= Exercise requirements =
Would you quote the material below from its first line through the line containing "const weekCount = 121;", exactly and with both ends included?

= Stored data =
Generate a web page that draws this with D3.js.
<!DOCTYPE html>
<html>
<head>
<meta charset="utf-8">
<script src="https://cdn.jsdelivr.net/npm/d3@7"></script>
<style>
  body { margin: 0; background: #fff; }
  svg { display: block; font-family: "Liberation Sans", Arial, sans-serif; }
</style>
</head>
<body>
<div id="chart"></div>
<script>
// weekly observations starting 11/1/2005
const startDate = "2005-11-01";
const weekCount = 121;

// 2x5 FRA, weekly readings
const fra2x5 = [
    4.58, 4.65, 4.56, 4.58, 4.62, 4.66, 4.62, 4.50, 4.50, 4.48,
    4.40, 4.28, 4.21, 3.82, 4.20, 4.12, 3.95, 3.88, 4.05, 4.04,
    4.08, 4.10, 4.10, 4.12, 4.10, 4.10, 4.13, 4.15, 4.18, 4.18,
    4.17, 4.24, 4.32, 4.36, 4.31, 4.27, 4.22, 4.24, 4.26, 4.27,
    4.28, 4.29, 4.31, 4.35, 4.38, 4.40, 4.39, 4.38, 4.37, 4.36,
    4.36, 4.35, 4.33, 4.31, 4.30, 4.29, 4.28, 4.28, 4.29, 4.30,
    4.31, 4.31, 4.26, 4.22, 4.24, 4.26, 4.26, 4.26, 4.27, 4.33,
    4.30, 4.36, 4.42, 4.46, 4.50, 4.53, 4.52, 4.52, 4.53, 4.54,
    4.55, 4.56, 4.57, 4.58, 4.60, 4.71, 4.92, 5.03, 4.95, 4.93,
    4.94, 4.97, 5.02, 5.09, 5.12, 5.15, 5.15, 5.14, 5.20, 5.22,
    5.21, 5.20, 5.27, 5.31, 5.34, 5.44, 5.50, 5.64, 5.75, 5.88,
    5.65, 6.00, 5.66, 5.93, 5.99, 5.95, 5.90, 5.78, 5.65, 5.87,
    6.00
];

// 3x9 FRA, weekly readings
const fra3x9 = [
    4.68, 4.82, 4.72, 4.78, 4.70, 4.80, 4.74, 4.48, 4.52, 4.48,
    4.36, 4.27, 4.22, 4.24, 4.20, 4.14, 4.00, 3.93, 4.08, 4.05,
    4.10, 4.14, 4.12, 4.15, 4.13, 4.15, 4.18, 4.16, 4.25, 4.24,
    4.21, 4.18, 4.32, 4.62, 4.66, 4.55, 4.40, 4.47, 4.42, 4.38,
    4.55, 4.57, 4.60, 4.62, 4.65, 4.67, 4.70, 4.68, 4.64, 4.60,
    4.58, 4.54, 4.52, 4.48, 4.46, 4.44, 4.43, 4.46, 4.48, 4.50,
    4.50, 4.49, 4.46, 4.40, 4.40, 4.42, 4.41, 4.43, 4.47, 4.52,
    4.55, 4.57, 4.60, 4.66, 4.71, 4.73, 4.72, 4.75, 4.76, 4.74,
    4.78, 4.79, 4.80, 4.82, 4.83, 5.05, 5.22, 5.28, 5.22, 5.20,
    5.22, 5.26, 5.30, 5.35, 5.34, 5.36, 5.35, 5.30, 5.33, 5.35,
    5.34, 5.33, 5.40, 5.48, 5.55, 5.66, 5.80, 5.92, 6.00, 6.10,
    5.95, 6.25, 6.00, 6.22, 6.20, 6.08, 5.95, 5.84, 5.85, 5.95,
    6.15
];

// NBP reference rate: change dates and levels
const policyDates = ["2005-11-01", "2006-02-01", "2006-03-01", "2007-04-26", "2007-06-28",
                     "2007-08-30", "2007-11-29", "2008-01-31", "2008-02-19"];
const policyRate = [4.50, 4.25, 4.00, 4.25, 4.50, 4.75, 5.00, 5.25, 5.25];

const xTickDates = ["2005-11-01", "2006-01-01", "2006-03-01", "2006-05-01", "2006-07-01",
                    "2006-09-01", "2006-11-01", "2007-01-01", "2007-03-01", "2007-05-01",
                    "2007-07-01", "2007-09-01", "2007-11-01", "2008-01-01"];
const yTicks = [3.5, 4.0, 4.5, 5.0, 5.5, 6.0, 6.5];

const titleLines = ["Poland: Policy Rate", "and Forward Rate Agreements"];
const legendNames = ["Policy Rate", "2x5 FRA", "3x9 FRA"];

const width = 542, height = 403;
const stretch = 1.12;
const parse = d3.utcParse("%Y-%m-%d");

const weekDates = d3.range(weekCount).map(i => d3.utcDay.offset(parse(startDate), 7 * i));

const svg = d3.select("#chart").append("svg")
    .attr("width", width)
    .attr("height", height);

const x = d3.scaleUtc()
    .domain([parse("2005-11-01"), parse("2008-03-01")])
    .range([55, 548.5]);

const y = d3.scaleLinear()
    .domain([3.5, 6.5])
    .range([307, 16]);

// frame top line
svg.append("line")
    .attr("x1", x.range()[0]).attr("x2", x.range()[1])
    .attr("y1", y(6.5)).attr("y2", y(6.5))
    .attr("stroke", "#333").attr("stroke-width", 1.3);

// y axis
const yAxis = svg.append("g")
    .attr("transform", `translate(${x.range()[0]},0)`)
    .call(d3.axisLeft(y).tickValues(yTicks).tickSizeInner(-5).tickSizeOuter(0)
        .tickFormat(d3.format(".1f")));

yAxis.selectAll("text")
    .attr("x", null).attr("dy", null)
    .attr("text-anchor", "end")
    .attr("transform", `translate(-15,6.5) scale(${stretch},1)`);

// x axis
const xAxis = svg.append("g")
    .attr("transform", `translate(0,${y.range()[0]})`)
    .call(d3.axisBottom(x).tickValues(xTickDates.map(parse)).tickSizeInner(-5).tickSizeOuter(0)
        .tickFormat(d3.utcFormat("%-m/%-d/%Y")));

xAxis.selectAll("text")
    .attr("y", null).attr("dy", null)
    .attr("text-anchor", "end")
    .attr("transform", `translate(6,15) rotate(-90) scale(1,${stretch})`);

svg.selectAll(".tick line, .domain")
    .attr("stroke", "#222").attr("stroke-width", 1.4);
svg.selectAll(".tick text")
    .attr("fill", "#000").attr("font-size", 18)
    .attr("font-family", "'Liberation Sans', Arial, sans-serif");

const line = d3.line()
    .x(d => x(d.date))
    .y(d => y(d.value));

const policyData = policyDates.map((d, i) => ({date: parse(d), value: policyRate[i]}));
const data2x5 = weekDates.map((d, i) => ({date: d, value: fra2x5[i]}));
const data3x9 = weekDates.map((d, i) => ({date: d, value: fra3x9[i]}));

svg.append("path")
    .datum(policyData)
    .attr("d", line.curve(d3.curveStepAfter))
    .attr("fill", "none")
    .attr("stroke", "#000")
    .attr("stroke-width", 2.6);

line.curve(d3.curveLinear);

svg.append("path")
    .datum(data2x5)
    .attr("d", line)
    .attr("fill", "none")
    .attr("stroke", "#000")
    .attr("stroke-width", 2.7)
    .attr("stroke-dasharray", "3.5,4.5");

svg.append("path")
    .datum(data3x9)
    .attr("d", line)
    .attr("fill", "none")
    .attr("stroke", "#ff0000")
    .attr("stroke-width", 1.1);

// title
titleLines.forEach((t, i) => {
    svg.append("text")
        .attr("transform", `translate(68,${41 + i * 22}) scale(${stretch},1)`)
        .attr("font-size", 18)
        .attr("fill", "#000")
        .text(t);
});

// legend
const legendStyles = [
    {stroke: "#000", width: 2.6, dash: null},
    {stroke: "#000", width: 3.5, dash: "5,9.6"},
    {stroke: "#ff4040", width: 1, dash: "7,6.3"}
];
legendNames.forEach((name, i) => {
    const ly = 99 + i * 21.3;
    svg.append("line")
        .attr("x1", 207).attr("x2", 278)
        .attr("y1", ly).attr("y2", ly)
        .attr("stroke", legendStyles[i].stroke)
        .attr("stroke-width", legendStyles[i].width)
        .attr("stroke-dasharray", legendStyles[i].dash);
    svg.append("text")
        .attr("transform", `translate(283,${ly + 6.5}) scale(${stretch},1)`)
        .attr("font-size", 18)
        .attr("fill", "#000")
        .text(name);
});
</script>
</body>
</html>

= Solution to the exercise =
Generate a web page that draws this with D3.js.
<!DOCTYPE html>
<html>
<head>
<meta charset="utf-8">
<script src="https://cdn.jsdelivr.net/npm/d3@7"></script>
<style>
  body { margin: 0; background: #fff; }
  svg { display: block; font-family: "Liberation Sans", Arial, sans-serif; }
</style>
</head>
<body>
<div id="chart"></div>
<script>
// weekly observations starting 11/1/2005
const startDate = "2005-11-01";
const weekCount = 121;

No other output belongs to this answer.